Marta Palazzesi, Le avventure del giovane Lupin, Salani. Da 11 anni.
La settimana scorsa ero in una scuola media ticinese a proporre libri agli studenti (il primo incontro in presenza dopo una lunga pausa) e quando ho detto «questo romanzo parla di Lupin» i loro occhi si sono illuminati sopra la mascherina (con le mascherine, quella luce nello sguardo di un pubblico di ragazzini, così preziosa per chi conduce l’incontro, sfolgora ancora di più). Sì, perché il personaggio di Lupin a loro dice qualcosa: amplificato dall’attuale serie televisiva prodotta da Gaumont e pubblicata su Netflix, e ancor prima da altre serie, tra cui il cartone animato giapponese (con la celebre sigla Lu-pin, Lu-pin, l’incorreggibile...), Lupin è come un vecchio amico a cui agganciare l’interesse, e rendere più intima questa nuova lettura.
Una rilettura davvero nuova, perché, ispirandosi come le altre al personaggio creato ai primi del Novecento dallo scrittore francese Maurice Leblanc, si concentra sull’adolescenza del celebre ladro gentiluomo. Marta Palazzesi prende infatti le mosse da un orfanotrofio parigino in cui il giovane Lupin trascorre le sue tristi giornate, in un incipit che evidenzia da subito l’abilità narrativa con cui è condotto il romanzo: «Rubare è sbagliato, dicono tutti. Non se lo fai per i motivi giusti, dico io. Soprattutto se hai undici anni, vivi in uno degli orfanotrofi più squallidi della città e sei l’unico in grado di scassinare la serratura della dispensa. Era la notte di Natale del 1886». Ma quella notte, mentre Lupin ruba dalla dispensa un po’ di cibo per i più piccini, infreddoliti e affamati, la perfida direttrice dell’orfanotrofio lo sorprenderà e lo butterà fuori, scalzo, al gelo, nella neve. «Gettarmi in strada fu il più grande regalo di Natale che avrebbe potuto farmi.

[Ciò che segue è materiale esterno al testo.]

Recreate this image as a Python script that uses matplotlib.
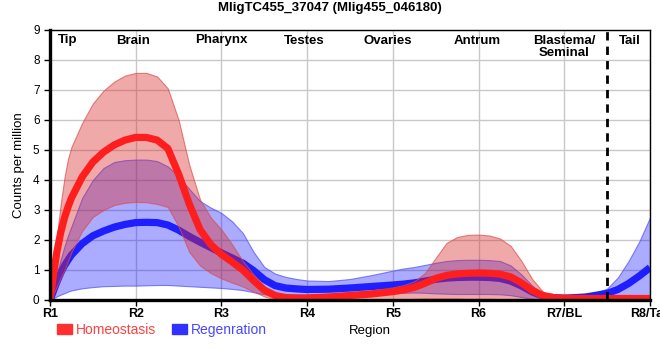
import matplotlib
matplotlib.use("Agg")
import matplotlib.pyplot as plt
from matplotlib.patches import Patch

plt.rcParams['font.family'] = ['Liberation Sans', 'DejaVu Sans']

title = "MligTC455_37047 (Mlig455_046180)"

# positions along the body (1 = R1 ... 8 = R8/Tail)
pos = [1.0, 1.04, 1.08, 1.125, 1.17, 1.21, 1.25,
       1.375, 1.5, 1.625, 1.75, 1.875, 2.0, 2.125, 2.25, 2.375, 2.5, 2.625, 2.75,
       2.875, 3.0, 3.125, 3.25, 3.375, 3.5, 3.625, 3.75, 3.875, 4.0,
       4.25, 4.5, 4.75, 5.0,
       5.125, 5.25, 5.375, 5.5, 5.625, 5.75, 5.875, 6.0, 6.125, 6.25, 6.375, 6.5,
       6.625, 6.75, 6.875, 7.0,
       7.25, 7.5, 7.625, 7.75, 7.875, 8.0]

hom_mean = [0.0, 0.85, 1.6, 2.25, 2.75, 3.1, 3.4,
            4.1, 4.6, 4.93, 5.17, 5.33, 5.42, 5.42, 5.33, 5.05, 4.2, 3.2, 2.35,
            1.85, 1.52, 1.27, 1.0, 0.65, 0.33, 0.15, 0.08, 0.07, 0.07,
            0.1, 0.15, 0.2, 0.28,
            0.34, 0.42, 0.56, 0.72, 0.82, 0.87, 0.89, 0.9, 0.89, 0.86, 0.77, 0.57,
            0.32, 0.15, 0.08, 0.06,
            0.05, 0.05, 0.05, 0.05, 0.05, 0.05]
hom_hi = [0.0, 1.05, 2.1, 3.2, 4.1, 4.7, 5.1,
          5.9, 6.55, 6.98, 7.28, 7.48, 7.57, 7.57, 7.45, 7.05, 6.0, 4.5, 3.35,
          2.75, 2.35, 1.85, 1.3, 0.85, 0.45, 0.25, 0.15, 0.12, 0.12,
          0.18, 0.25, 0.32, 0.42,
          0.5, 0.62, 0.9, 1.4, 1.9, 2.1, 2.17, 2.18, 2.15, 2.05, 1.8, 1.3,
          0.7, 0.28, 0.1, 0.06,
          0.05, 0.05, 0.05, 0.05, 0.05, 0.05]
hom_lo = [0.0, 0.2, 0.45, 0.75, 1.0, 1.3, 1.6,
          2.3, 2.77, 3.0, 3.17, 3.24, 3.27, 3.26, 3.2, 3.1, 2.45, 1.6, 1.15,
          0.9, 0.72, 0.58, 0.45, 0.28, 0.12, 0.02, -0.05, -0.05, -0.05,
          -0.05, -0.05, -0.03, 0.0,
          0.02, 0.04, 0.05, 0.05, 0.05, 0.05, 0.04, 0.04, 0.04, 0.03, 0.0, -0.05,
          -0.1, -0.1, -0.1, -0.1,
          -0.1, -0.1, -0.1, -0.1, -0.1, -0.1]

reg_mean = [0.0, 0.3, 0.6, 0.9, 1.15, 1.33, 1.5,
            1.88, 2.14, 2.3, 2.43, 2.52, 2.58, 2.59, 2.58, 2.5, 2.33, 2.12, 1.93,
            1.75, 1.57, 1.4, 1.23, 0.98, 0.68, 0.48, 0.4, 0.37, 0.35,
            0.36, 0.4, 0.45, 0.5,
            0.53, 0.57, 0.63, 0.69, 0.73, 0.75, 0.76, 0.76, 0.75, 0.72, 0.63, 0.47,
            0.27, 0.13, 0.08, 0.06,
            0.1, 0.22, 0.35, 0.55, 0.8, 1.08]
reg_hi = [0.0, 0.45, 0.9, 1.35, 1.8, 2.15, 2.45,
          3.4, 4.0, 4.4, 4.6, 4.66, 4.68, 4.68, 4.63, 4.45, 4.12, 3.7, 3.3,
          3.08, 2.9, 2.62, 2.23, 1.6, 1.1, 0.88, 0.77, 0.7, 0.65,
          0.63, 0.7, 0.83, 0.98,
          1.05, 1.1, 1.17, 1.24, 1.3, 1.33, 1.34, 1.34, 1.33, 1.3, 1.15, 0.85,
          0.48, 0.2, 0.09, 0.06,
          0.12, 0.38, 0.75, 1.3, 1.95, 2.75]
reg_lo = [0.0, 0.06, 0.12, 0.18, 0.23, 0.28, 0.32,
          0.39, 0.43, 0.46, 0.47, 0.48, 0.48, 0.49, 0.5, 0.5, 0.48, 0.46, 0.44,
          0.42, 0.4, 0.37, 0.33, 0.26, 0.19, 0.15, 0.13, 0.12, 0.12,
          0.13, 0.15, 0.18, 0.22,
          0.24, 0.25, 0.24, 0.22, 0.21, 0.2, 0.2, 0.2, 0.2, 0.19, 0.16, 0.1,
          0.04, 0.01, 0.0, 0.0,
          0.02, 0.05, 0.07, 0.1, 0.12, 0.15]

tick_labels = ["R1", "R2", "R3", "R4", "R5", "R6", "R7/BL", "R8/Tail"]
region_names = ["Tip", "Brain", "Pharynx", "Testes", "Ovaries", "Antrum",
                "Blastema/\nSeminal", "Tail"]
region_x = [1.21, 1.97, 3.0, 3.96, 4.94, 5.99, 7.0, 7.77]

fig = plt.figure(figsize=(6.6, 3.6), dpi=100)
ax = fig.add_axes([50 / 660, 60 / 360, 600 / 660, 270 / 360])

# regeneration first, homeostasis drawn over it
ax.fill_between(pos, reg_lo, reg_hi, facecolor=(0.0, 0.0, 1.0, 0.33),
                edgecolor=(0.3, 0.3, 1.0, 0.7), linewidth=0.8, zorder=2)
ax.plot(pos, reg_mean, color="#1e1eff", linewidth=5.2, zorder=3,
        solid_capstyle="butt", solid_joinstyle="round")
ax.fill_between(pos, hom_lo, hom_hi, facecolor=(0.86, 0.16, 0.16, 0.4),
                edgecolor=(0.86, 0.3, 0.3, 0.7), linewidth=0.8, zorder=4)
ax.plot(pos, hom_mean, color="#ff1e1e", linewidth=5.2, zorder=5,
        solid_capstyle="butt", solid_joinstyle="round")

ax.axvline(7.5, color="black", linewidth=2, linestyle=(0, (3, 2.2)), zorder=6)

ax.set_xlim(1, 8)
ax.set_ylim(0, 9)
ax.set_xticks(range(1, 9))
ax.set_xticklabels(tick_labels, fontsize=9, fontweight="bold")
ax.set_yticks(range(0, 10))
ax.tick_params(axis="y", labelsize=8.5, length=4, width=1)
ax.tick_params(axis="x", length=4, width=1, pad=2)
ax.grid(True, color="#c8c8c8", linewidth=1)
ax.set_axisbelow(True)

for side in ["left", "bottom"]:
    ax.spines[side].set_linewidth(2.4)
for side in ["top", "right"]:
    ax.spines[side].set_linewidth(1)
for sp in ax.spines.values():
    sp.set_zorder(7)

for name, x in zip(region_names, region_x):
    ax.text(x, 8.85, name, ha="center", va="top", fontsize=9.5,
            fontweight="bold", linespacing=1.0, zorder=8)

fig.text(0.5, 0.978, title, ha="center", va="center", fontsize=9.5,
         fontweight="bold")
ax.set_ylabel("Counts per million", fontsize=9.5, labelpad=6)
fig.text(370 / 660, 1 - 331 / 360, "Region", ha="center", va="center", fontsize=9.5)

handles = [Patch(color="#ff3030"), Patch(color="#3030ff")]
leg = fig.legend(handles, ["Homeostasis", "Regenration"], loc="center left",
                 bbox_to_anchor=(47 / 660, 1 - 330 / 360), ncol=2, frameon=False,
                 fontsize=10, handlelength=1.1, handleheight=0.65,
                 handletextpad=0.3, columnspacing=1.1, borderpad=0.2)
for txt, c in zip(leg.get_texts(), ["#ff4040", "#4848ff"]):
    txt.set_color(c)

fig.savefig("out.png", dpi=100)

Perché è così che ebbero inizio le mie avventure». E con un salto di tre anni, arrivando al 1889, hanno inizio Le avventure del giovane Lupin, in pagine ben ritmate che ci portano nei quartieri malfamati di Parigi, tra personaggi malvagi e altri dal grande cuore; nel tendone del Cirque d’Hiver, con una giovane funambola e un domatore d’elefanti; e nel cuore dell’Esposizione Universale, con la grande attrazione della Torre Eiffel. Un contesto nelle corde della Palazzesi, perfettamente a suo agio con le atmosfere dickensiane dei ragazzini di strada nelle città di fine Ottocento, come già avevamo apprezzato nel suo romanzo Nebbia (ambientato invece in Inghilterra). Da pochi giorni è in libreria il secondo volume delle avventure del giovane Lupin: Il mistero del giglio, edito come il precedente da Salani.
Petr Horáček, Quando la luna sorride, Gribaudo. Da 3 anni.
Tutto imperniato sulle belle illustrazioni dell’artista praghese Petr Horáček, e sull’idea, semplicissima ma efficace, che dà forma alla narrazione, questo delizioso albo è una storia della buonanotte che si candida ad essere raccontata più volte, per più serate, seduti sul lettino del bimbo che segue, magari anche con il ditino, le stelle che, pagina dopo pagina, la luna accende nel cielo. «Questa è per il cane», dice la luna, e il cane si addormenta nella sua cuccia, e c’è un cane, e una stella. «Questa è per i gatti», e i gatti sono due, e adesso anche le stelle sono due. Poi ci saranno tre mucche, e tre stelle. Fino a dieci, con dieci falene danzanti nel cielo notturno.
Da uno a dieci, come nel più canonico dei libri per imparare a contare, ma qui non è tanto (o non solo) l’imparare a contare che interessa, quanto la calda e rassicurante progressione ritmica delle stelline che la luna, materna, accende nel cielo per augurare la buonanotte agli animali: «questa è per il cane, questa è per i gatti, questa è per le mucche...», una luna ancora più rasserenante se interpretata dalla voce del genitore, un «questa è» alla volta, come quando si fa la pappa, con ogni cucchiaiata che diventa «questa è per...»; o nelle rime delle cinque dita, «questo dice ho fame...»
Così la luna sorride, perché ogni cosa è andata al suo posto. Non per forza a nanna: i gatti, le volpi, i pipistrelli, le falene, i topolini no. Ma il cane, le mucche, le pecore, i porcellini, le oche e... i bimbi sì!